Jumat, 15 Agustus 2008

Nasib Sekolah Pinggiran



Ah, melihat judulnya sudah nampak pesimistis. Jangan salah... Mungkin benar orang kampungpun tak akan melirik sekolah ini kalau tidak terpaksa. Mereka yang memiliki anak pintar lebih senang menyekolahkannya disekolah yang dianggap favorit walaupun tahu bahwa biaya yang dikeluarkan tentu lebih besar. Mereka yang punya uang banyak, rela mengeluarkan uang, pun untuk mewujudkan ambisinya masuk sekolah favorit berimbuhan plus. Mungkin juga benar, sebagian orang yang sekolah di sekolah pinggiran adalah mereka yang memang tidak mampu lagi bersaing (tertampung) di sekolah negeri di kota, sehingga tidak ada pilihan lain kecuali menerima nasib. Entah sampai kapan sekolah pinggiran benar-benar terpinggirkan.


Cerita sejenispun nampaknya muncul tidak hanya di Banyumas. Di Jepangpun sama. 10 tahun yang lalu, insan pendidikan Kagoshima melayangkan protes terhadap sekolah lab milik Kagoshima University sebab sekolah ini adalah biang kerok yang menyebabkan semua anak pintar masuk sekolah ini, dan sekolah lain hanya mendapatkan sisanya. Mereka beranggapan bahwa hal tersebut sangat tidak adil dan harus diubah. Semenjak itu, ada sistem unik yang diterapkan dalam menjaring siswa. Langkah pertama dilakukan dengan tes sehingga terjaring 200 siswa terbaik. Setelah itu keduaratus orang itu wajib mengambil undian keberuntungan (lucky draw) yang isinya ada 2, diterima apa tidak. Sangat mungkin siswa yang dalam tes peringkat 1 tidak diterima disekolah ini karena lucky drawnya itu jelek, sehingga memberikan peluang sekolah lain untuk mendapatkannya.


Pertanyaan selanjutnya, mungkinkan sistem semacam itu bisa diterapkan di Banyumas khususnya? Pertanyaan yang pelik untuk dijawab bila dihadapkan dengan keadaan masyarakat yang suka mengkritik dan menuntut. Terlalu banyak ide yang bersebelahan dan sulit untuk dipertemukan, namun bukan berarti tidak mungkin.
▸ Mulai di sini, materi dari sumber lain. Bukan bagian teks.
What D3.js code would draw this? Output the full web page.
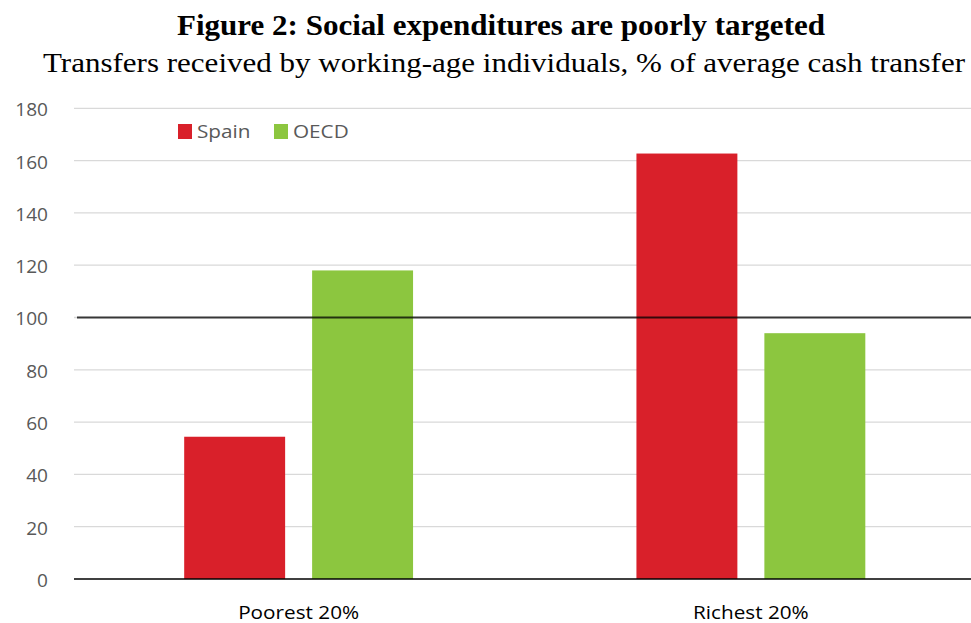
<!DOCTYPE html>
<html><head><meta charset="utf-8">
<script src="https://cdn.jsdelivr.net/npm/d3@7"></script>
<style>body{margin:0;background:#fff}svg{display:block}</style>
</head><body>
<svg id="c" width="971" height="623"></svg>
<script>
const categories = ["Poorest 20%", "Richest 20%"];
const seriesNames = ["Spain", "OECD"];
const spain = [54.4, 162.7];
const oecd = [118, 94];
const yTicks = [0, 20, 40, 60, 80, 100, 120, 140, 160, 180];
const refValue = 100;
const colors = ["#D9202A", "#8CC63F"];

const svg = d3.select("#c");
const W = 971;
const x0 = d3.scaleBand().domain(categories).range([72.5, 977]).paddingInner(0).paddingOuter(0);
const x1 = d3.scaleBand().domain(seriesNames).range([0, x0.bandwidth()]).paddingInner(0.211).paddingOuter(0.873);
const y = d3.scaleLinear().domain([0, 180]).range([579, 108.3]);

function stretch(sel, k) {
  sel.each(function() {
    const w = this.getComputedTextLength();
    d3.select(this).attr("textLength", w * k).attr("lengthAdjust", "spacingAndGlyphs");
  });
}

const t1 = svg.append("text").attr("x", 501).attr("y", 35).attr("text-anchor", "middle")
  .attr("font-family", "Liberation Serif").attr("font-weight", "bold").attr("font-size", 28.5)
  .attr("fill", "#000").text("Figure 2: Social expenditures are poorly targeted");
t1.attr("textLength", 648).attr("lengthAdjust", "spacingAndGlyphs");
const t2 = svg.append("text").attr("x", 504).attr("y", 72).attr("text-anchor", "middle")
  .attr("font-family", "Liberation Serif").attr("font-size", 27.5)
  .attr("fill", "#000").text("Transfers received by working-age individuals, % of average cash transfer");
t2.attr("textLength", 922).attr("lengthAdjust", "spacingAndGlyphs");

// gridlines
svg.append("g").selectAll("line").data(yTicks.filter(d => d > 0)).join("line")
  .attr("x1", 74).attr("x2", W).attr("y1", d => y(d)).attr("y2", d => y(d))
  .attr("stroke", "#d9d9d9").attr("stroke-width", 1.3);

// y axis labels
const yAxis = d3.axisLeft(y).tickValues(yTicks).tickSize(0).tickPadding(0);
const gy = svg.append("g").attr("transform", "translate(48,0)").call(yAxis);
gy.select(".domain").remove();
gy.selectAll("text").attr("font-family", "Open Sans").attr("font-size", 18.5).attr("fill", "#595959").attr("dy", "0.4em");
stretch(gy.selectAll("text"), 1.03);

// bars
const data = categories.map((c, i) => ({cat: c, vals: [spain[i], oecd[i]]}));
const g = svg.append("g").selectAll("g").data(data).join("g")
  .attr("transform", d => `translate(${x0(d.cat)},0)`);
g.selectAll("rect").data(d => d.vals.map((v, j) => ({s: seriesNames[j], v, j}))).join("rect")
  .attr("x", d => x1(d.s)).attr("width", x1.bandwidth())
  .attr("y", d => y(d.v)).attr("height", d => y(0) - y(d.v))
  .attr("fill", d => colors[d.j]);

// baseline
svg.append("line").attr("x1", 74).attr("x2", W).attr("y1", y(0)).attr("y2", y(0))
  .attr("stroke", "#000").attr("stroke-width", 1.5);
// reference line at 100
svg.append("line").attr("x1", 77).attr("x2", W).attr("y1", y(refValue)).attr("y2", y(refValue))
  .attr("stroke", "#000").attr("stroke-opacity", 0.75).attr("stroke-width", 2);

// x axis labels
const xAxis = d3.axisBottom(x0).tickSize(0).tickPadding(0);
const gx = svg.append("g").attr("transform", `translate(0,${y(0)})`).call(xAxis);
gx.select(".domain").remove();
gx.selectAll("text").attr("font-family", "Open Sans").attr("font-size", 18.5).attr("fill", "#000")
  .attr("dy", null).attr("y", 40);
stretch(gx.selectAll("text"), 1.12);

// legend
const leg = svg.append("g").attr("transform", "translate(178,124)");
const li = leg.selectAll("g").data(seriesNames).join("g").attr("transform", (d, i) => `translate(${i * 96},0)`);
li.append("rect").attr("width", 14).attr("height", 15).attr("fill", (d, i) => colors[i]);
const lt = li.append("text").attr("x", 19).attr("y", 14).attr("font-family", "Open Sans")
  .attr("font-size", 18).attr("fill", "#595959").text(d => d);
stretch(lt, 1.15);
</script>
</body></html>
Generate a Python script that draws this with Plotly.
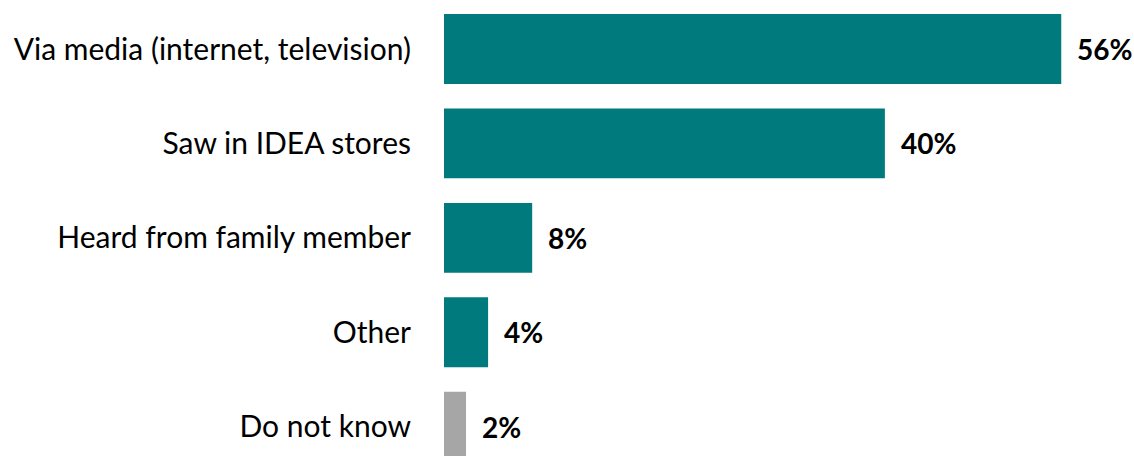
import plotly.graph_objects as go

# Survey responses: how people learned about the product
categories = [
    "Via media (internet, television)",
    "Saw in IDEA stores",
    "Heard from family member",
    "Other",
    "Do not know",
]
shares = [56, 40, 8, 4, 2]
labels = ["56%", "40%", "8%", "4%", "2%"]

TEAL = "#017A7E"
GREY = "#A6A6A6"
bar_colors = [TEAL, TEAL, TEAL, TEAL, GREY]
FONT = "Lato, Arial, sans-serif"

fig = go.Figure(
    go.Bar(
        x=shares,
        y=categories,
        orientation="h",
        marker=dict(color=bar_colors, line=dict(width=0)),
        hoverinfo="skip",
    )
)

# Value labels just to the right of each bar end
for cat, val, lab in zip(categories, shares, labels):
    fig.add_annotation(
        x=val,
        y=cat,
        text=f"<b>{lab}</b>",
        showarrow=False,
        xanchor="left",
        yanchor="middle",
        xshift=14,
        font=dict(family=FONT, size=28, color="#000000"),
    )

fig.update_layout(
    width=1134,
    height=456,
    margin=dict(l=444, r=0, t=0, b=0),
    paper_bgcolor="white",
    plot_bgcolor="white",
    bargap=0.26,
    showlegend=False,
    font=dict(family=FONT, size=30, color="#000000"),
)
fig.update_xaxes(
    range=[0, 62.6],
    visible=False,
    showgrid=False,
    zeroline=False,
)
fig.update_yaxes(
    type="category",
    range=[4.311, -0.519],
    showgrid=False,
    zeroline=False,
    showline=False,
    ticks="",
    ticklabelstandoff=32,
    tickfont=dict(family=FONT, size=30, color="#000000"),
)

fig.write_html("out.html")
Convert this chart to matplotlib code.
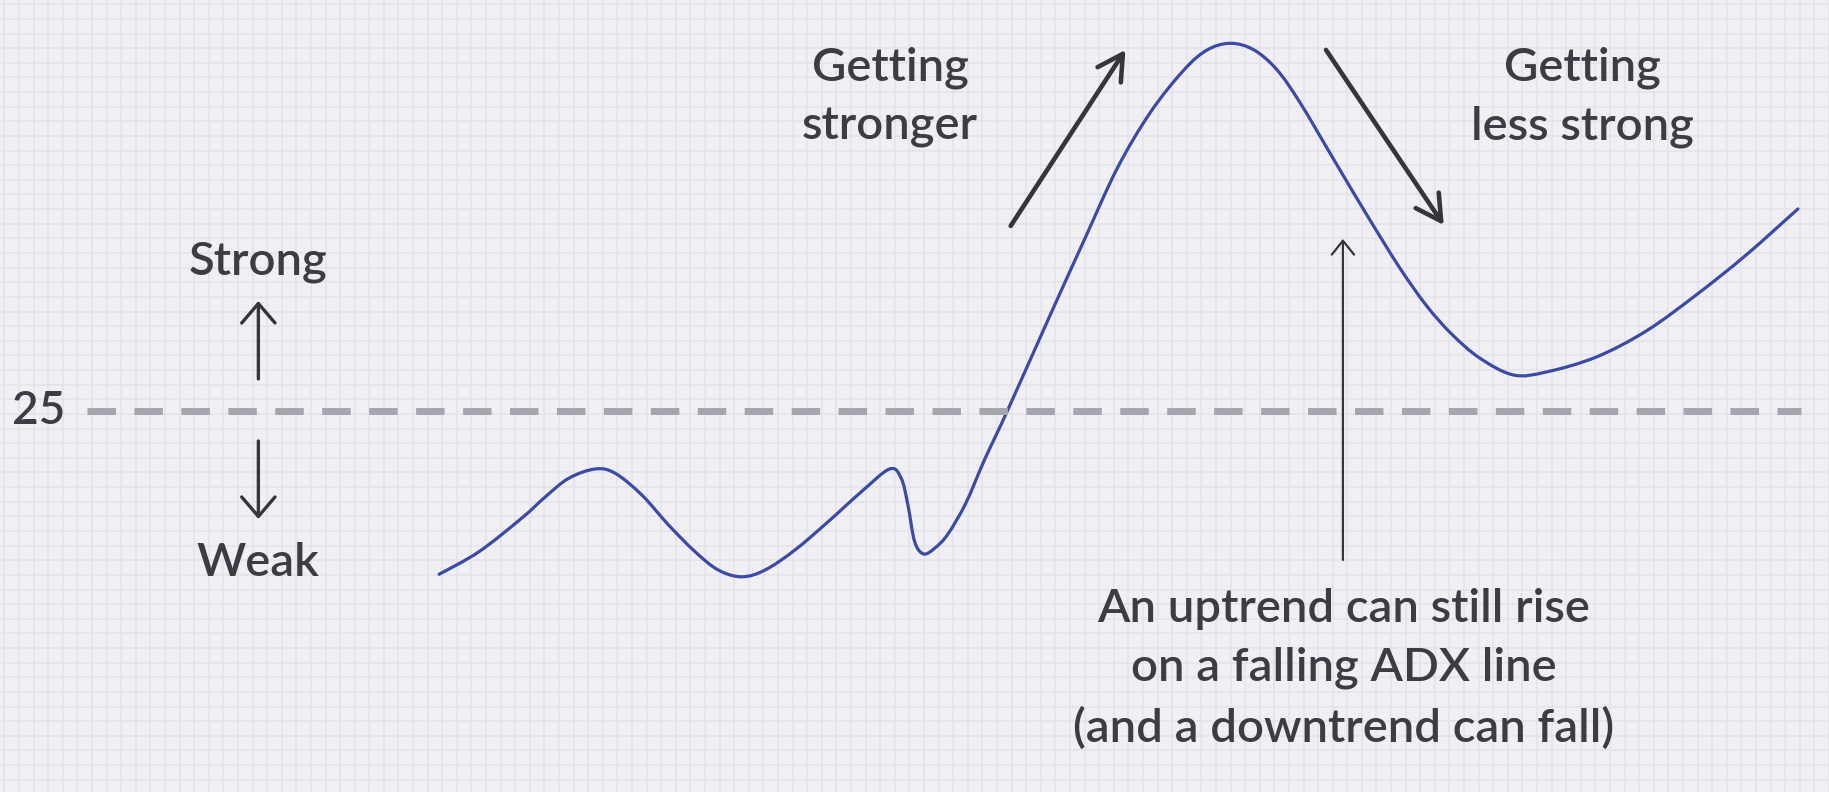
import matplotlib.pyplot as plt
from matplotlib.path import Path
from matplotlib.patches import PathPatch
import numpy as np

plt.rcParams['font.family'] = ['Lato', 'DejaVu Sans']

# ADX line (x in bars, y in ADX points)
adx_x = [30.08, 32.81, 35.77, 37.37, 38.96, 40.79, 42.15, 43.97, 45.80, 47.62,
         49.21, 50.81, 52.41, 54.46, 56.73, 59.01, 60.95, 61.74, 62.20, 62.66,
         63.27, 64.03, 64.94, 66.17, 67.44, 69.04, 72.00, 74.28, 76.55, 78.83,
         81.11, 82.71, 84.30, 85.90, 87.49, 89.09, 91.39, 93.64, 95.90, 97.74,
         99.45, 101.37, 103.69, 105.95, 109.36, 112.78, 116.20, 119.62, 123.17]
adx_y = [13.84, 15.38, 17.70, 19.14, 20.40, 21.04, 20.74, 19.26, 17.21, 15.38,
         14.13, 13.67, 14.13, 15.50, 17.43, 19.48, 21.04, 20.40, 18.57, 16.07,
         15.23, 15.62, 16.59, 18.71, 21.65, 25.07, 31.68, 36.69, 41.61, 45.44,
         48.31, 49.68, 50.13, 49.68, 48.31, 46.03, 42.16, 38.40, 34.77, 32.18,
         30.26, 28.62, 27.46, 27.67, 28.69, 30.47, 32.93, 35.66, 38.81]

threshold = 25
threshold_label = '25'

# annotation arrows: (x_from, y_from, x_to, y_to)
big_arrows = [(69.24, 37.65, 77.10, 49.68),
              (90.84, 49.68, 98.91, 37.71)]
level_arrows = [(17.70, 27.19, 17.70, 32.52),
                (17.70, 22.95, 17.70, 17.62)]
note_arrow = (92.00, 14.82, 92.00, 36.76)

labels = [('Strong', 17.70, 35.18),
          ('Weak', 17.70, 14.61),
          ('Getting\nstronger', 60.97, 46.46),
          ('Getting\nless strong', 108.41, 46.46),
          ('An uptrend can still rise\non a falling ADX line\n(and a downtrend can fall)', 92.07, 7.36)]

bg = '#f0eff4'
grid_col = '#e4e3ea'
text_col = '#3c3c44'
line_col = '#3b4aa3'
arrow_col = '#35353b'


def smooth_path(xs, ys):
    # draw through the read points with Catmull-Rom style bezier segments
    p = np.column_stack([xs, ys])
    verts = [p[0]]
    codes = [Path.MOVETO]
    n = len(p)
    for i in range(n - 1):
        p0 = p[max(i - 1, 0)]
        p1 = p[i]
        p2 = p[i + 1]
        p3 = p[min(i + 2, n - 1)]
        c1 = p1 + (p2 - p0) / 6.0
        c2 = p2 - (p3 - p1) / 6.0
        verts += [c1, c2, p2]
        codes += [Path.CURVE4] * 3
    return Path(verts, codes)


fig = plt.figure(figsize=(18.29, 7.92), dpi=100, facecolor=bg)
ax = fig.add_axes([0, 0, 1, 1])
ax.set_facecolor(bg)
ax.set_xlim(0, 125.0)
ax.set_ylim(-1.04, 53.09)

# graph paper
ax.set_xticks(np.arange(0.3, 125.5, 1))
ax.set_yticks(np.arange(-0.2, 53.5, 1))
ax.tick_params(length=0, labelbottom=False, labelleft=False)
ax.grid(True, color=grid_col, linewidth=1.1)
ax.set_axisbelow(True)
for s in ax.spines.values():
    s.set_visible(False)

# 25 level
ax.plot([5.95, 123.4], [threshold, threshold], color='#a5a5ad', lw=5,
        dashes=(4.1, 2.66), solid_capstyle='butt', dash_capstyle='butt')
ax.text(2.65, threshold, threshold_label, ha='center', va='center',
        fontsize=33, color=text_col, fontweight='semibold')

ax.add_patch(PathPatch(smooth_path(adx_x, adx_y), facecolor='none',
                       edgecolor=line_col, lw=2.3, capstyle='round',
                       joinstyle='round'))

for x0, y0, x1, y1 in big_arrows:
    ax.annotate('', xy=(x1, y1), xytext=(x0, y0),
                arrowprops=dict(arrowstyle='->,head_length=0.9,head_width=0.5',
                                mutation_scale=20, color=arrow_col, lw=3.3,
                                shrinkA=0, shrinkB=0))
for x0, y0, x1, y1 in level_arrows:
    ax.annotate('', xy=(x1, y1), xytext=(x0, y0),
                arrowprops=dict(arrowstyle='->,head_length=0.7,head_width=0.6',
                                mutation_scale=20, color=arrow_col, lw=2.4,
                                shrinkA=0, shrinkB=0))
x0, y0, x1, y1 = note_arrow
ax.annotate('', xy=(x1, y1), xytext=(x0, y0),
            arrowprops=dict(arrowstyle='->,head_length=0.5,head_width=0.4',
                            mutation_scale=20, color=arrow_col, lw=1.6,
                            shrinkA=0, shrinkB=0))

for txt, x, y in labels:
    ax.text(x, y, txt, ha='center', va='center', fontsize=34, color=text_col,
            fontweight='semibold', linespacing=1.5, multialignment='center')

fig.savefig('out.png', dpi=100, facecolor=bg)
Disisi lain, ada sesuatu yang layak disoroti yaitu sudut pandang masyarakat yang terlalu menganggap sekolah pinggiran sebagai sekolah alternatif saja. Untuk itulah, sekolah pinggiran seperti SMP 2 Karanglewas memang seharusnya menunjukkan eksistensinya dengan berbagai potensi yang memang dimiliki entah dari sisi siswa, sisi guru, maupun dari sisi manajemen sekolah. Hal yang memang sudah dimiliki seperti tenaga pendidik yang rata-rata berusia muda dan memiliki semangat untuk maju sudah sepatutnya didorong karena itulah satu aset membentuk opini publik bahwa sekolah inipun bukan sekedar sekolah alternatif terakhir. Perlu dukungan semua warga sekolah untuk mewujudkannya. Dengan kekompakan tentu semua dapat dilakukan. Semoga.